--- BEGIN Materials provided ---
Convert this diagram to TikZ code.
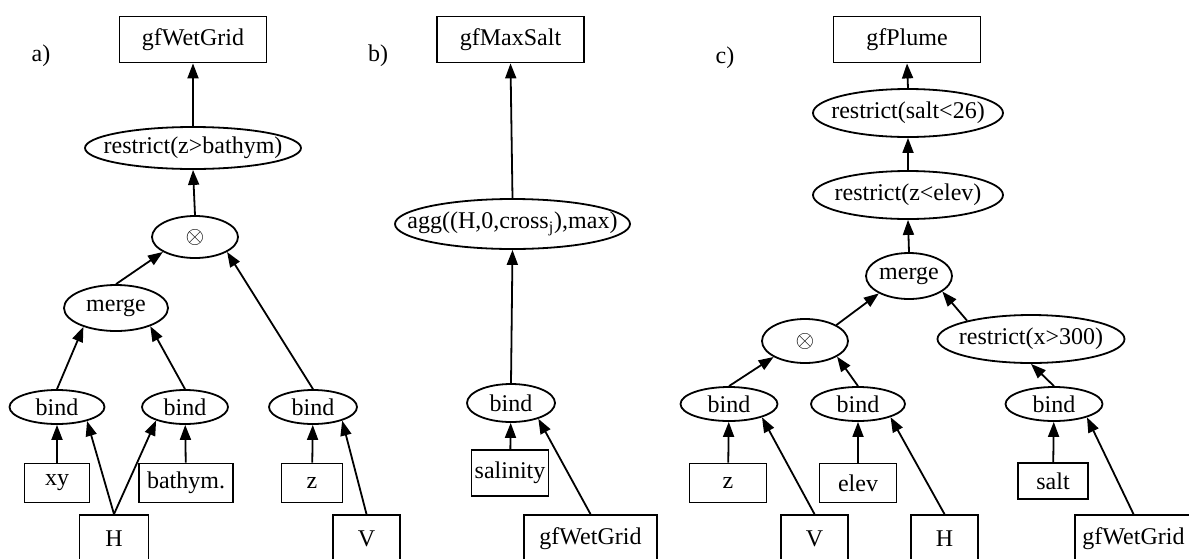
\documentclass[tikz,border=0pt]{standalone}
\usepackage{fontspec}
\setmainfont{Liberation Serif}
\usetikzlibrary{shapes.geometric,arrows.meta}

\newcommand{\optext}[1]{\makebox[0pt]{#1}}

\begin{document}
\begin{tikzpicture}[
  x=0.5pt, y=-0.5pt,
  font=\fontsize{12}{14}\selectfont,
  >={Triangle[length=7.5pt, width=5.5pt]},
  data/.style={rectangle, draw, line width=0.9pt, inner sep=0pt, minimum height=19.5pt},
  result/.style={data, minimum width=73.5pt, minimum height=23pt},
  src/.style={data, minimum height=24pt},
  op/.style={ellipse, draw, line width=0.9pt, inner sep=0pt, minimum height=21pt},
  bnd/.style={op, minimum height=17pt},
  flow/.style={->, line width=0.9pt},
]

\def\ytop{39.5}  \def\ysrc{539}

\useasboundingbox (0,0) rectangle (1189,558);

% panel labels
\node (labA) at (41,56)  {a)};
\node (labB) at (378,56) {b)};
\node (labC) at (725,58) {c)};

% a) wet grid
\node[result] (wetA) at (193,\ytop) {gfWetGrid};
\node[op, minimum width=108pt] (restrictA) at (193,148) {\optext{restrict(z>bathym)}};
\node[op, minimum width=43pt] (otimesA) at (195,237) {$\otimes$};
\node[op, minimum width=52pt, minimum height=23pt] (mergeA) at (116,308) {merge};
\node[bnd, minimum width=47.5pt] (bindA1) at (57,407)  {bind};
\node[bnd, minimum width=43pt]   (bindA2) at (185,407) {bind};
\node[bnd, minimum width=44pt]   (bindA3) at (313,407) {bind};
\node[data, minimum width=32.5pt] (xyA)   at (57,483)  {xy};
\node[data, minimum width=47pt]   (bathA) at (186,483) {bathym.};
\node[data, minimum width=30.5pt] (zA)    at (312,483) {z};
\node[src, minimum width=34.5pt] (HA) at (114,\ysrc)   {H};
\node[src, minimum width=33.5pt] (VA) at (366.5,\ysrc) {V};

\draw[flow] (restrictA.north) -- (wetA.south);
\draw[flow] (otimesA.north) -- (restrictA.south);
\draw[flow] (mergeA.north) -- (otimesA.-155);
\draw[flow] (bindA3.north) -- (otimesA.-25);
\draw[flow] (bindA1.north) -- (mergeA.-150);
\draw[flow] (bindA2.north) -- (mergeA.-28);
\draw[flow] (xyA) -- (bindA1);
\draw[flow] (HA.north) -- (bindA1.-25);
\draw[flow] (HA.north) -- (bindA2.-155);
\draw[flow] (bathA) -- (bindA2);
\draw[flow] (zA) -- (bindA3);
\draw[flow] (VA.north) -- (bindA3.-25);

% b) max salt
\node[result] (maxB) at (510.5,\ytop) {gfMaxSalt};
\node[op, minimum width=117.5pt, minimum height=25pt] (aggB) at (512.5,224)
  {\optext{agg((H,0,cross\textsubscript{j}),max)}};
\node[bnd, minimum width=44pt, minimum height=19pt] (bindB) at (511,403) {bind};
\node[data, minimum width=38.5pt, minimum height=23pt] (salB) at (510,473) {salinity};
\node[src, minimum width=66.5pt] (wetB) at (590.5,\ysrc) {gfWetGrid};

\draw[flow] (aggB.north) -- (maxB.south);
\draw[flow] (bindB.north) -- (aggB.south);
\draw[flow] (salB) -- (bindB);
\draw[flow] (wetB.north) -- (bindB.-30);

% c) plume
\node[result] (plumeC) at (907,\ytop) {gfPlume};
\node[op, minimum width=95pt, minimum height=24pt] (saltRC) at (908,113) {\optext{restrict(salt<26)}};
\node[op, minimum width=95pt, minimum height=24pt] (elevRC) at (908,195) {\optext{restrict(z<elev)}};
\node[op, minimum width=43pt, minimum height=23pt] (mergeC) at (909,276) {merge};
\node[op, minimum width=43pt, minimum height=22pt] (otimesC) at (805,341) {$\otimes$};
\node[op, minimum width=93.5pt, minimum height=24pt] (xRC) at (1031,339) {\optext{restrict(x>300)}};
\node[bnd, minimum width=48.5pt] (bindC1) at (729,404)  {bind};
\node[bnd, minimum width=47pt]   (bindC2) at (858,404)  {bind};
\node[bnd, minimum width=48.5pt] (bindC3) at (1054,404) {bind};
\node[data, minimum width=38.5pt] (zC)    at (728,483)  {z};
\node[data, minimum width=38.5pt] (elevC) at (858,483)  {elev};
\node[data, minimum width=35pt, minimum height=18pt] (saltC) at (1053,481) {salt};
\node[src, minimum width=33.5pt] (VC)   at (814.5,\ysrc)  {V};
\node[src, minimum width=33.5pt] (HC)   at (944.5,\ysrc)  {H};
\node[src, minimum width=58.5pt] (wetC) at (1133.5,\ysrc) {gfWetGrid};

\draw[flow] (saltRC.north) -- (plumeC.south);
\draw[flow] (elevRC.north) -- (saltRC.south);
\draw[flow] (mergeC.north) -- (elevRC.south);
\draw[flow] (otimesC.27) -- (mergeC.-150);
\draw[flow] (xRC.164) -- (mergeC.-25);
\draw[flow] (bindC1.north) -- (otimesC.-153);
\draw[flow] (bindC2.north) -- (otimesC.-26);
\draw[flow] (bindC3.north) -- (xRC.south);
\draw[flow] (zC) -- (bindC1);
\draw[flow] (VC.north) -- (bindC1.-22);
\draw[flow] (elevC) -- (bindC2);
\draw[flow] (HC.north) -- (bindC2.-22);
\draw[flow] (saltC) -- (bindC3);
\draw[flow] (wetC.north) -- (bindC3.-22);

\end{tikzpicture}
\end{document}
--- END Materials provided ---
--- BEGIN Materials provided ---
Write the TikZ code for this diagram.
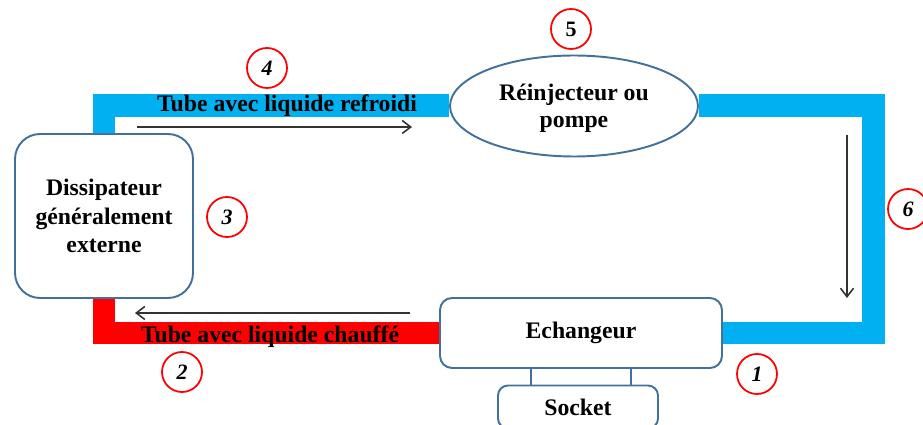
--- END Materials provided ---
Repeat, with no pictures, exactly the lines from the one containing "Convert this diagram to TikZ code." through the one containing "(0,0) rectangle (1189,558);", the first and last included.

Convert this diagram to TikZ code.
\documentclass[tikz,border=0pt]{standalone}
\usepackage{fontspec}
\setmainfont{Liberation Serif}
\usetikzlibrary{shapes.geometric,arrows.meta}

\newcommand{\optext}[1]{\makebox[0pt]{#1}}

\begin{document}
\begin{tikzpicture}[
  x=0.5pt, y=-0.5pt,
  font=\fontsize{12}{14}\selectfont,
  >={Triangle[length=7.5pt, width=5.5pt]},
  data/.style={rectangle, draw, line width=0.9pt, inner sep=0pt, minimum height=19.5pt},
  result/.style={data, minimum width=73.5pt, minimum height=23pt},
  src/.style={data, minimum height=24pt},
  op/.style={ellipse, draw, line width=0.9pt, inner sep=0pt, minimum height=21pt},
  bnd/.style={op, minimum height=17pt},
  flow/.style={->, line width=0.9pt},
]

\def\ytop{39.5}  \def\ysrc{539}

\useasboundingbox (0,0) rectangle (1189,558);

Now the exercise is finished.